Work to be completed -
Every line of the listing must be reproduced as it stands. Leave the images behind.

--- Start Information shown ---

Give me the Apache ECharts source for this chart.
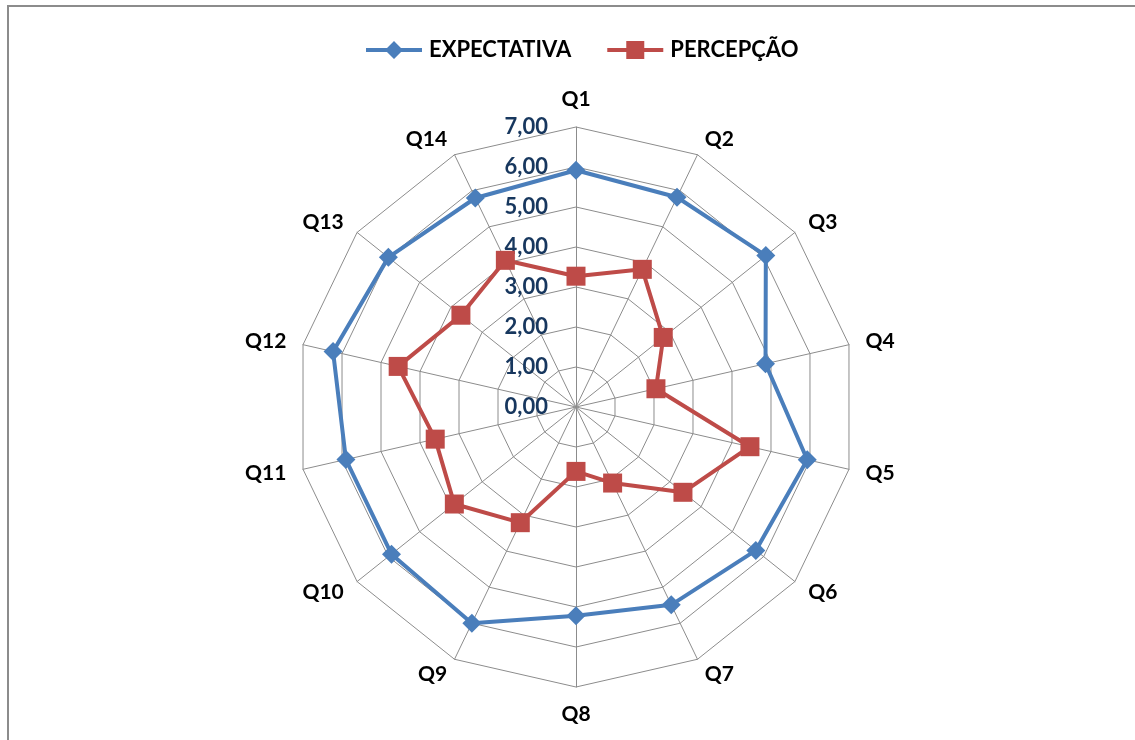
<!DOCTYPE html>
<html>
<head>
<meta charset="utf-8">
<script src="https://cdn.jsdelivr.net/npm/echarts@6/dist/echarts.min.js"></script>
<style>
  html, body { margin: 0; padding: 0; background: #ffffff; }
  #frame { position: absolute; left: 7px; top: 5px; width: 1140px; height: 750px;
           border-left: 2px solid #8c8c8c; border-top: 2px solid #8c8c8c; }
  #chart { position: absolute; left: 0; top: 0; width: 1135px; height: 740px; }
</style>
</head>
<body>
<div id="frame"></div>
<div id="chart"></div>
<script>
// Survey questions and mean scores (0–7 scale)
const questions = ['Q1','Q2','Q3','Q4','Q5','Q6','Q7','Q8','Q9','Q10','Q11','Q12','Q13','Q14'];
const expectativa = [5.92, 5.82, 6.07, 4.86, 5.93, 5.75, 5.49, 5.22, 6.00, 5.90, 5.90, 6.23, 6.00, 5.80];
const percepcao   = [3.27, 3.82, 2.79, 2.05, 4.46, 3.42, 2.11, 1.61, 3.21, 3.89, 3.61, 4.56, 3.68, 4.07];
const scaleMax = 7;

const BLUE = '#4a7ebb';
const RED = '#be4b48';
const FONT = 'Lato';

// Radar runs counter-clockwise, so list the questions Q1, Q14, Q13, ... Q2
const order = [0].concat(questions.map((_, i) => i).slice(1).reverse());
const pick = arr => order.map(i => arr[i]);

const fmt = v => Number(v).toFixed(2).replace('.', ',');

const indicators = order.map((i, k) => {
  const ind = { name: questions[i], max: scaleMax, min: 0 };
  if (k === 0) {
    // only the vertical axis carries the scale labels
    ind.axisLabel = {
      show: true, formatter: fmt, color: '#17375e',
      fontFamily: FONT, fontWeight: 'bold', fontSize: 22, margin: 28
    };
  }
  return ind;
});

// Legend keys: a line with the series marker in the middle
const ICON_DIAMOND = 'path://M0,7H56V11H0Z M28,0L37,9L28,18L19,9Z';
const ICON_SQUARE  = 'path://M0,7H56V11H0Z M19,0H37V18H19Z';

const chart = echarts.init(document.getElementById('chart'), null, { renderer: 'canvas' });
chart.setOption({
  animation: false,
  legend: {
    top: 34, left: 361,
    itemWidth: 56, itemHeight: 18, itemGap: 36,
    textStyle: { fontFamily: FONT, fontWeight: 'bold', fontSize: 22, color: '#000', padding: [0, 0, 0, 2] },
    data: [
      { name: 'EXPECTATIVA', icon: ICON_DIAMOND },
      { name: 'PERCEPÇÃO', icon: ICON_SQUARE }
    ]
  },
  radar: {
    center: [576, 407],
    radius: 280,
    shape: 'polygon',
    splitNumber: 7,
    nameGap: 17,
    axisName: { color: '#000', fontFamily: FONT, fontWeight: 'bold', fontSize: 21 },
    axisLine: { lineStyle: { color: '#8c8c8c', width: 1 } },
    splitLine: { lineStyle: { color: '#8c8c8c', width: 1 } },
    splitArea: { show: false },
    axisTick: { show: false },
    axisLabel: { show: false },
    indicator: indicators
  },
  series: [{
    type: 'radar',
    data: [
      {
        name: 'EXPECTATIVA', value: pick(expectativa),
        symbol: 'diamond', symbolSize: 19,
        lineStyle: { color: BLUE, width: 4 },
        itemStyle: { color: BLUE }
      },
      {
        name: 'PERCEPÇÃO', value: pick(percepcao),
        symbol: 'rect', symbolSize: 19,
        lineStyle: { color: RED, width: 4 },
        itemStyle: { color: RED }
      }
    ]
  }]
});
</script>
</body>
</html>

--- End Information shown ---

Final answer -
Give me the Apache ECharts source for this chart.
<!DOCTYPE html>
<html>
<head>
<meta charset="utf-8">
<script src="https://cdn.jsdelivr.net/npm/echarts@6/dist/echarts.min.js"></script>
<style>
  html, body { margin: 0; padding: 0; background: #ffffff; }
  #frame { position: absolute; left: 7px; top: 5px; width: 1140px; height: 750px;
           border-left: 2px solid #8c8c8c; border-top: 2px solid #8c8c8c; }
  #chart { position: absolute; left: 0; top: 0; width: 1135px; height: 740px; }
</style>
</head>
<body>
<div id="frame"></div>
<div id="chart"></div>
<script>
// Survey questions and mean scores (0–7 scale)
const questions = ['Q1','Q2','Q3','Q4','Q5','Q6','Q7','Q8','Q9','Q10','Q11','Q12','Q13','Q14'];
const expectativa = [5.92, 5.82, 6.07, 4.86, 5.93, 5.75, 5.49, 5.22, 6.00, 5.90, 5.90, 6.23, 6.00, 5.80];
const percepcao   = [3.27, 3.82, 2.79, 2.05, 4.46, 3.42, 2.11, 1.61, 3.21, 3.89, 3.61, 4.56, 3.68, 4.07];
const scaleMax = 7;

const BLUE = '#4a7ebb';
const RED = '#be4b48';
const FONT = 'Lato';

// Radar runs counter-clockwise, so list the questions Q1, Q14, Q13, ... Q2
const order = [0].concat(questions.map((_, i) => i).slice(1).reverse());
const pick = arr => order.map(i => arr[i]);

const fmt = v => Number(v).toFixed(2).replace('.', ',');

const indicators = order.map((i, k) => {
  const ind = { name: questions[i], max: scaleMax, min: 0 };
  if (k === 0) {
    // only the vertical axis carries the scale labels
    ind.axisLabel = {
      show: true, formatter: fmt, color: '#17375e',
      fontFamily: FONT, fontWeight: 'bold', fontSize: 22, margin: 28
    };
  }
  return ind;
});

// Legend keys: a line with the series marker in the middle
const ICON_DIAMOND = 'path://M0,7H56V11H0Z M28,0L37,9L28,18L19,9Z';
const ICON_SQUARE  = 'path://M0,7H56V11H0Z M19,0H37V18H19Z';

const chart = echarts.init(document.getElementById('chart'), null, { renderer: 'canvas' });
chart.setOption({
  animation: false,
  legend: {
    top: 34, left: 361,
    itemWidth: 56, itemHeight: 18, itemGap: 36,
    textStyle: { fontFamily: FONT, fontWeight: 'bold', fontSize: 22, color: '#000', padding: [0, 0, 0, 2] },
    data: [
      { name: 'EXPECTATIVA', icon: ICON_DIAMOND },
      { name: 'PERCEPÇÃO', icon: ICON_SQUARE }
    ]
  },
  radar: {
    center: [576, 407],
    radius: 280,
    shape: 'polygon',
    splitNumber: 7,
    nameGap: 17,
    axisName: { color: '#000', fontFamily: FONT, fontWeight: 'bold', fontSize: 21 },
    axisLine: { lineStyle: { color: '#8c8c8c', width: 1 } },
    splitLine: { lineStyle: { color: '#8c8c8c', width: 1 } },
    splitArea: { show: false },
    axisTick: { show: false },
    axisLabel: { show: false },
    indicator: indicators
  },
  series: [{
    type: 'radar',
    data: [
      {
        name: 'EXPECTATIVA', value: pick(expectativa),
        symbol: 'diamond', symbolSize: 19,
        lineStyle: { color: BLUE, width: 4 },
        itemStyle: { color: BLUE }
      },
      {
        name: 'PERCEPÇÃO', value: pick(percepcao),
        symbol: 'rect', symbolSize: 19,
        lineStyle: { color: RED, width: 4 },
        itemStyle: { color: RED }
      }
    ]
  }]
});
</script>
</body>
</html>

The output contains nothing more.